HARD though it is to believe now there was a time, not that long ago, when Whitby made little of its Dracula connection.

There was no Dracula trail, no Dracula Experience, with blood-curdling soundtrack spilling onto Marine Parade, and not a single Goths Weekend, now a thrice-yearly fest. If you’d stopped a tourist at random and asked: “Did you know that much of Dracula is set in Whitby?”, the most likely answer would have been: “No.” That was the 1960s.

Among figures associated with Whitby, Capt Cook reigned supreme.

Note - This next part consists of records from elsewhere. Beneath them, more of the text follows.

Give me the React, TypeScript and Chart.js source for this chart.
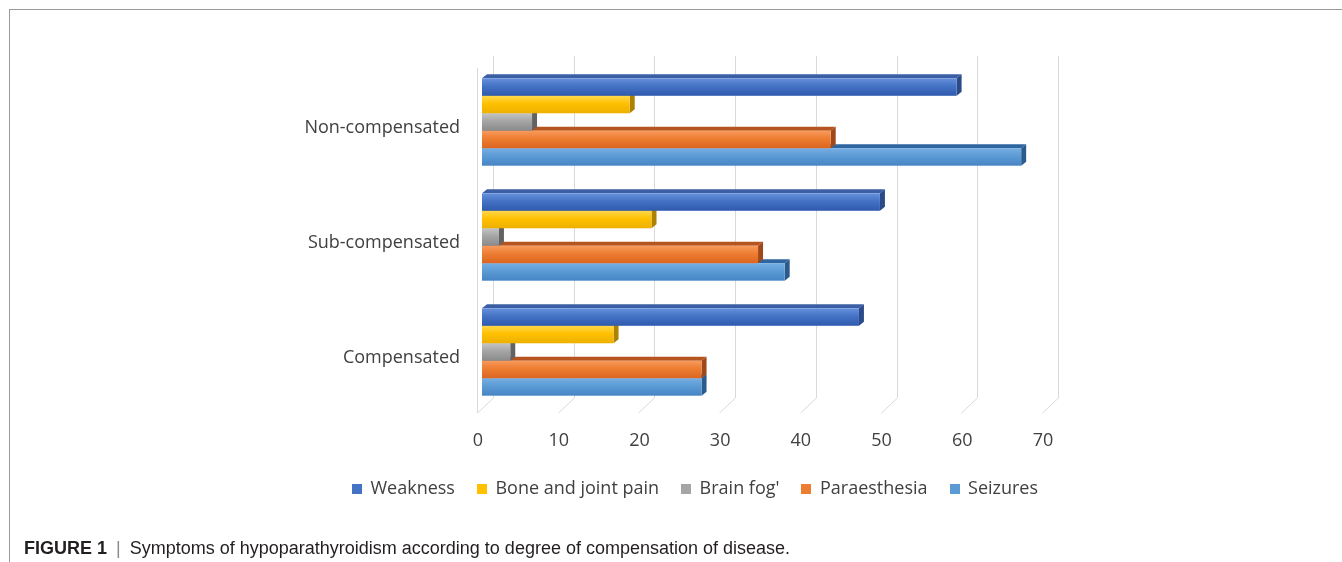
import React, { useEffect, useRef } from "react";
import { Chart, registerables } from "chart.js";

Chart.register(...registerables);

// Degree of compensation (one group of bars each)
const categories = ["Non-compensated", "Sub-compensated", "Compensated"];

// Symptom series, in legend order
const seriesNames = ["Weakness", "Bone and joint pain", "Brain fog'", "Paraesthesia", "Seizures"];
const weakness = [58.8, 49.3, 46.7];
const boneJointPain = [18.3, 21.0, 16.3];
const brainFog = [6.2, 2.1, 3.5];
const paraesthesia = [43.2, 34.2, 27.2];
const seizures = [66.8, 37.5, 27.2];
const seriesValues = [weakness, boneJointPain, brainFog, paraesthesia, seizures];

const xTicks = [0, 10, 20, 30, 40, 50, 60, 70];

// Office-style shading for each series: front gradient, top face, side face
const palettes = [
  { light: "#6690DC", base: "#4472C4", dark: "#2F5AAE", top: "#3B5FA5", side: "#2A4A88" },
  { light: "#FFD84D", base: "#FFC000", dark: "#EDB000", top: "#C99700", side: "#AD8200" },
  { light: "#C4C4C4", base: "#A5A5A5", dark: "#8A8A8A", top: "#7A7A7A", side: "#626262" },
  { light: "#F89A5C", base: "#ED7D31", dark: "#DC6520", top: "#B5541E", side: "#A0481A" },
  { light: "#76AEE3", base: "#5B9BD5", dark: "#4684C4", top: "#2F65A0", side: "#2B5A8C" },
];

const FONT = "'Open Sans', 'DejaVu Sans', sans-serif";
const TEXT_COLOR = "#404040";
const GRID_COLOR = "#D9D9D9";

// depth of each bar block (extrusion towards the back wall)
const DEPTH_X = 5;
const DEPTH_Y = -4;
// floor geometry relative to the bar plane
const BACK_DX = 11;
const FRONT_DX = -5;

const LEGEND_CENTER_X = 695;
const LEGEND_Y = 489;

// Back wall grid, floor lines and left wall edge of the 3-D plot box
const grid3d = {
  id: "grid3d",
  beforeDatasetsDraw(chart: any) {
    const { ctx, chartArea } = chart;
    const xs = chart.scales.x;
    const backTop = chartArea.top - 8.5;
    const floorBack = chartArea.bottom - 11.5;
    const floorFront = chartArea.bottom + 3.5;
    ctx.save();
    ctx.strokeStyle = GRID_COLOR;
    ctx.lineWidth = 1;
    for (const t of xs.ticks) {
      const px = Math.round(xs.getPixelForValue(t.value));
      const bx = px + BACK_DX + 0.5;
      const fx = px + FRONT_DX + 0.5;
      ctx.beginPath();
      ctx.moveTo(bx, backTop);
      ctx.lineTo(bx, floorBack);
      ctx.lineTo(fx, floorFront);
      ctx.stroke();
    }
    const wx = Math.round(xs.getPixelForValue(0)) + FRONT_DX + 0.5;
    ctx.beginPath();
    ctx.moveTo(wx, chartArea.top + 3.5);
    ctx.lineTo(wx, floorFront);
    ctx.stroke();
    ctx.restore();
  },
};

// Draws each bar as an extruded block: top face, end face, shaded front
const bars3d = {
  id: "bars3d",
  beforeDatasetDraw(chart: any, args: any) {
    const { ctx } = chart;
    const pal = palettes[args.index];
    ctx.save();
    for (const el of args.meta.data) {
      const { x, y, base, height } = el.getProps(["x", "y", "base", "height"], true);
      const top = y - height / 2;
      const bottom = y + height / 2;
      const left = Math.min(base, x);
      const right = Math.max(base, x);

      ctx.fillStyle = pal.top;
      ctx.beginPath();
      ctx.moveTo(left, top);
      ctx.lineTo(left + DEPTH_X, top + DEPTH_Y);
      ctx.lineTo(right + DEPTH_X, top + DEPTH_Y);
      ctx.lineTo(right, top);
      ctx.closePath();
      ctx.fill();

      ctx.fillStyle = pal.side;
      ctx.beginPath();
      ctx.moveTo(right, top);
      ctx.lineTo(right + DEPTH_X, top + DEPTH_Y);
      ctx.lineTo(right + DEPTH_X, bottom + DEPTH_Y);
      ctx.lineTo(right, bottom);
      ctx.closePath();
      ctx.fill();

      const g = ctx.createLinearGradient(0, top, 0, bottom);
      g.addColorStop(0, pal.light);
      g.addColorStop(0.45, pal.base);
      g.addColorStop(1, pal.dark);
      ctx.fillStyle = g;
      ctx.fillRect(left, top, right - left, height);
    }
    ctx.restore();
    return false;
  },
};

// Single-row legend under the axis
const legendRow = {
  id: "legendRow",
  afterDraw(chart: any) {
    const { ctx } = chart;
    const box = 10;
    const gap = 8.5;
    const spacing = 22;
    ctx.save();
    ctx.font = `18px ${FONT}`;
    ctx.textBaseline = "middle";
    ctx.textAlign = "left";
    const items = chart.data.datasets.map((ds: any, i: number) => ({
      text: ds.label as string,
      color: palettes[i].base,
      w: ctx.measureText(ds.label).width,
    }));
    const total =
      items.reduce((s: number, it: any) => s + box + gap + it.w, 0) + spacing * (items.length - 1);
    let cx = LEGEND_CENTER_X - total / 2;
    for (const it of items) {
      ctx.fillStyle = it.color;
      ctx.fillRect(Math.round(cx), Math.round(LEGEND_Y - box / 2), box, box);
      ctx.fillStyle = TEXT_COLOR;
      ctx.fillText(it.text, cx + box + gap, LEGEND_Y);
      cx += box + gap + it.w + spacing;
    }
    ctx.restore();
  },
};

function SymptomChart() {
  const ref = useRef<HTMLCanvasElement | null>(null);

  useEffect(() => {
    if (!ref.current) return;
    const chart = new Chart(ref.current, {
      type: "bar",
      data: {
        labels: categories,
        datasets: seriesNames.map((name, i) => ({
          label: name,
          data: seriesValues[i],
          backgroundColor: palettes[i].base,
          categoryPercentage: 0.76,
          barPercentage: 1,
        })),
      },
      options: {
        indexAxis: "y",
        animation: false,
        responsive: false,
        maintainAspectRatio: false,
        devicePixelRatio: 1,
        layout: { padding: { left: 0, right: 295, top: 64.5, bottom: 102.5 } },
        plugins: {
          legend: { display: false },
          tooltip: { enabled: false },
        },
        scales: {
          x: {
            type: "linear",
            min: 0,
            max: 70,
            grid: { display: false, drawTicks: false },
            border: { display: false },
            afterBuildTicks: (s: any) => {
              s.ticks = xTicks.map((v) => ({ value: v }));
            },
            afterFit: (s: any) => {
              s.height = 50;
            },
            ticks: {
              padding: 21,
              labelOffset: -4,
              color: TEXT_COLOR,
              font: { family: FONT, size: 18 },
              maxRotation: 0,
              autoSkip: false,
            },
          },
          y: {
            grid: { display: false, drawTicks: false },
            border: { display: false },
            afterFit: (s: any) => {
              s.width = 482;
            },
            ticks: {
              padding: 22,
              labelOffset: 6,
              color: TEXT_COLOR,
              font: { family: FONT, size: 18 },
            },
          },
        },
      } as any,
      plugins: [grid3d, bars3d, legendRow],
    });
    return () => chart.destroy();
  }, []);

  return (
    <canvas
      ref={ref}
      width={1342}
      height={562}
      style={{ position: "absolute", left: 0, top: 0, width: 1342, height: 562 }}
    />
  );
}

export default function App() {
  return (
    <div
      style={{
        position: "absolute",
        left: 0,
        top: 0,
        width: 1342,
        height: 562,
        background: "#ffffff",
        overflow: "hidden",
      }}
    >
      <div style={{ position: "absolute", left: 9, top: 9, width: 1333, height: 1, background: "#999999" }} />
      <div style={{ position: "absolute", left: 9, top: 9, width: 1, height: 553, background: "#999999" }} />
      <SymptomChart />
      <div
        style={{
          position: "absolute",
          left: 24,
          top: 539,
          fontFamily: "'Liberation Sans', Arial, sans-serif",
          fontSize: 18,
          lineHeight: "18px",
          color: "#231F20",
          whiteSpace: "nowrap",
        }}
      >
        <span style={{ fontWeight: 700 }}>FIGURE 1</span>
        <span style={{ color: "#8A8A8A", padding: "0 9px 0 9px" }}>|</span>
        <span>Symptoms of hypoparathyroidism according to degree of compensation of disease.</span>
      </div>
    </div>
  );
}
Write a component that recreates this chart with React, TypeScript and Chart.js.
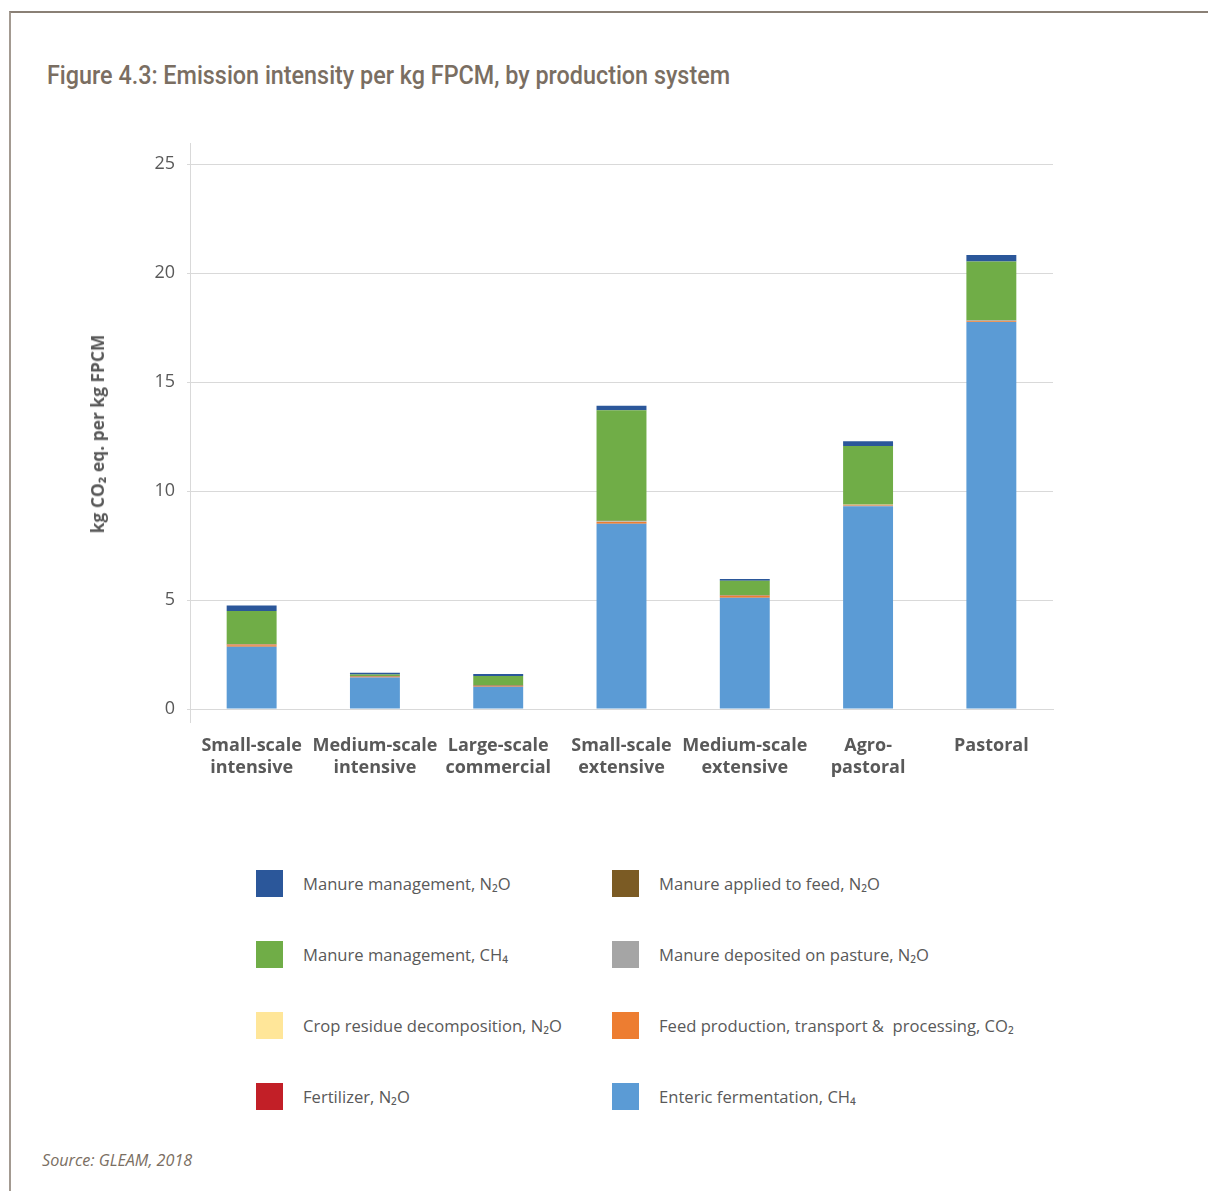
import React, { useEffect, useLayoutEffect, useRef } from "react";
import { Chart, registerables } from "chart.js";

Chart.register(...registerables);

// Production systems (x categories, multi-line labels)
const categories: string[][] = [
  ["Small-scale", "intensive"],
  ["Medium-scale", "intensive"],
  ["Large-scale", "commercial"],
  ["Small-scale", "extensive"],
  ["Medium-scale", "extensive"],
  ["Agro-", "pastoral"],
  ["Pastoral"],
];

// Emission intensity by source, kg CO2 eq. per kg FPCM
const entericCH4 = [2.85, 1.45, 1.02, 8.5, 5.1, 9.3, 17.75];
const feedCO2 = [0.08, 0.03, 0.04, 0.08, 0.1, 0.04, 0.04];
const pastureN2O = [0.01, 0.0, 0.0, 0.02, 0.01, 0.02, 0.03];
const cropResidueN2O = [0.01, 0.0, 0.0, 0.01, 0.0, 0.01, 0.0];
const fertilizerN2O = [0.01, 0.01, 0.01, 0.0, 0.0, 0.0, 0.0];
const manureFeedN2O = [0.02, 0.01, 0.01, 0.02, 0.02, 0.01, 0.01];
const manureCH4 = [1.52, 0.08, 0.43, 5.07, 0.65, 2.68, 2.7];
const manureN2O = [0.25, 0.08, 0.1, 0.21, 0.08, 0.22, 0.3];

const yTicks = [0, 5, 10, 15, 20, 25];

type Series = { key: string; label: string; color: string; data: number[] };

// Stacking order, bottom to top
const series: Series[] = [
  { key: "enteric", label: "Enteric fermentation, CH₄", color: "#5b9bd5", data: entericCH4 },
  { key: "feed", label: "Feed production, transport &  processing, CO₂", color: "#ed7d31", data: feedCO2 },
  { key: "pasture", label: "Manure deposited on pasture, N₂O", color: "#a5a5a5", data: pastureN2O },
  { key: "crop", label: "Crop residue decomposition, N₂O", color: "#ffe699", data: cropResidueN2O },
  { key: "fert", label: "Fertilizer, N₂O", color: "#c21f27", data: fertilizerN2O },
  { key: "applied", label: "Manure applied to feed, N₂O", color: "#7b5b24", data: manureFeedN2O },
  { key: "mmch4", label: "Manure management, CH₄", color: "#70ad47", data: manureCH4 },
  { key: "mmn2o", label: "Manure management, N₂O", color: "#2b579a", data: manureN2O },
];

// Legend columns, top to bottom
const legendLeft = ["mmn2o", "mmch4", "crop", "fert"];
const legendRight = ["applied", "pasture", "feed", "enteric"];

const GRID = "#d9d9d9";
const TEXT = "#595959";
const FONT = "'Open Sans', 'DejaVu Sans', sans-serif";
const TITLE_WIDTH = 683;

// Extends the value axis line a little above the top gridline and below the base
const axisExtension = {
  id: "axisExtension",
  afterDraw(chart: any) {
    const { ctx, chartArea } = chart;
    ctx.save();
    ctx.strokeStyle = GRID;
    ctx.lineWidth = 1;
    ctx.beginPath();
    ctx.moveTo(chartArea.left + 0.5, chartArea.top - 21);
    ctx.lineTo(chartArea.left + 0.5, chartArea.bottom + 14);
    ctx.stroke();
    ctx.restore();
  },
};

function LegendItem({ s, x, y }: { s: Series; x: number; y: number }) {
  return (
    <div style={{ position: "absolute", left: x, top: y, height: 27, display: "flex", alignItems: "center" }}>
      <div style={{ width: 27, height: 27, background: s.color, flex: "none" }} />
      <span style={{ marginLeft: 20, fontFamily: FONT, fontSize: 16.6, color: TEXT, whiteSpace: "pre" }}>{s.label}</span>
    </div>
  );
}

export default function App() {
  const canvasRef = useRef<HTMLCanvasElement | null>(null);
  const titleRef = useRef<HTMLSpanElement | null>(null);

  // Condense the heading horizontally to its column width
  useLayoutEffect(() => {
    const el = titleRef.current;
    if (!el) return;
    el.style.transform = "none";
    const w = el.getBoundingClientRect().width;
    if (w > 0) el.style.transform = `scaleX(${TITLE_WIDTH / w})`;
  }, []);

  useEffect(() => {
    document.body.style.margin = "0";
    const canvas = canvasRef.current;
    if (!canvas) return;
    const chart = new Chart(canvas, {
      type: "bar",
      data: {
        labels: categories,
        datasets: series.map((s) => ({
          label: s.label,
          data: s.data,
          backgroundColor: s.color,
          borderWidth: 0,
          barPercentage: 0.405,
          categoryPercentage: 1,
        })),
      },
      plugins: [axisExtension],
      options: {
        responsive: false,
        animation: false,
        devicePixelRatio: 1,
        layout: { padding: { left: 80, right: 155, top: 164, bottom: 11 } },
        plugins: {
          legend: { display: false },
          tooltip: { enabled: false },
          title: { display: false },
        },
        scales: {
          x: {
            stacked: true,
            grid: { display: false, drawTicks: false },
            border: { display: true, color: GRID, width: 1 },
            ticks: {
              color: TEXT,
              font: { family: FONT, size: 18, weight: "bold", lineHeight: 1.22 },
              padding: 26,
              maxRotation: 0,
              autoSkip: false,
            },
            afterFit: (scale: any) => {
              scale.height = 80;
            },
          },
          y: {
            stacked: true,
            min: 0,
            max: 25,
            afterBuildTicks: (scale: any) => {
              scale.ticks = yTicks.map((v) => ({ value: v }));
            },
            grid: { color: GRID, lineWidth: 1, drawTicks: true, tickLength: 3 },
            border: { display: true, color: GRID, width: 1 },
            ticks: {
              color: TEXT,
              font: { family: FONT, size: 18 },
              padding: 12,
            },
            afterFit: (scale: any) => {
              scale.width = 110;
            },
          },
        },
      },
    } as any);
    return () => chart.destroy();
  }, []);

  const byKey = (k: string) => series.find((s) => s.key === k)!;
  const rowTops = [870, 941, 1012, 1083];

  return (
    <div style={{ position: "absolute", left: 0, top: 0, width: 1208, height: 1191, background: "#fff", overflow: "hidden" }}>
      <div
        style={{
          position: "absolute",
          left: 9,
          top: 11,
          width: 1220,
          height: 1200,
          borderTop: "2px solid #8a8076",
          borderLeft: "2px solid #a39a91",
        }}
      />
      <div style={{ position: "absolute", left: 47, top: 57, whiteSpace: "nowrap", lineHeight: "36px" }}>
        <span
          ref={titleRef}
          style={{
            display: "inline-block",
            transformOrigin: "left center",
            fontFamily: "'Roboto', 'Noto Sans', sans-serif",
            fontWeight: 500,
            fontSize: 26,
            color: "#7a6e62",
          }}
        >
          Figure 4.3: Emission intensity per kg FPCM, by production system
        </span>
      </div>
      <canvas ref={canvasRef} width={1208} height={800} style={{ position: "absolute", left: 0, top: 0, width: 1208, height: 800 }} />
      <div
        style={{
          position: "absolute",
          left: 97,
          top: 434,
          transform: "translate(-50%, -50%) rotate(-90deg)",
          fontFamily: FONT,
          fontWeight: "bold",
          fontSize: 17.4,
          color: TEXT,
          whiteSpace: "nowrap",
        }}
      >
        kg CO₂ eq. per kg FPCM
      </div>
      {legendLeft.map((k, i) => (
        <LegendItem key={k} s={byKey(k)} x={256} y={rowTops[i]} />
      ))}
      {legendRight.map((k, i) => (
        <LegendItem key={k} s={byKey(k)} x={612} y={rowTops[i]} />
      ))}
      <div
        style={{
          position: "absolute",
          left: 42,
          top: 1149,
          fontFamily: FONT,
          fontStyle: "italic",
          fontSize: 16.2,
          color: "#7a6e62",
          whiteSpace: "nowrap",
        }}
      >
        Source: GLEAM, 2018
      </div>
    </div>
  );
}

Deservedly so, in my opinion, for while, in terms of world-wide fame, he and Dracula might well run neck and neck, Cook has the not insignificant merit of being real, and his achievements as navigator, coupled with enlightened attitudes to his men and native populations, make him worth celebrating.

Even so, I more than once remarked on Whitby’s “curious” (the word I generally used) neglect of its Dracula connection – its role as the place where, in Bram Stoker’s renowned horror tale, the shipwrecked Count comes ashore as a large dog, races up the 199 steps, slakes his thirst on a young visitor, and takes refuge in a suicide’s grave.

I recalled filming in Whitby for the classic 1930 screen version of the novel. During breaks, visitors were sometimes startled to come across the still fanged and cloaked Bela Lugosi, the most chilling of all Counts, calmly seated on a clifftop bench enjoying a cigarette. I praised Stoker’s descriptions of Whitby. But I take no credit for the Count’s subsequent rise to top spot in the town’s tourism hierarchy. How his triumph came about I can’t say. But by the 1990s the Dracula industry was in such full flow that Whitby’s then rector took steps to stem it. He pointed out there was no actual clifftop grave to visit. He appealed to Goths not to party at the table-top tombstones. He talked of producing what would have been Britain’s first anti-tourism leaflet – downplaying the Dracula link to discourage his fans.

But the Dracula tide overwhelmed him – and it is still rolling in. On its crest Dracula is about to complete his Whitby conquest. Each evening from tonight until October 31 the abbey is to be illuminated in what its guardians, English Heritage, call its “most popular event of the year”. It’s promoted with a beautiful shot of the abbey bathed in a gentle blue light. “Step into England’s Story”, says the accompanying slogan.

YOU might be surprised that Stoker’s work of fiction is now firmly part of England’s history. Forget the 664 Synod of Whitby, which set the method of fixing Easter – an impenetrable mystery ever since. And pity poor St Hilda, before Dracula arguably runner-up to Cook in the tourism stakes.

Okay, the present (Norman) abbey isn’t the one (Saxon) where Hilda presided and the Synod was held. But the second abbey wouldn’t have existed without the first. On its exposed headland it is one of the most dramatic affirmations of the Christian faith that this country has to show. And even if you are a non-believer you will surely recognise that it is more than a little sad to find this Christian heritage ousted by a Gothic horror story.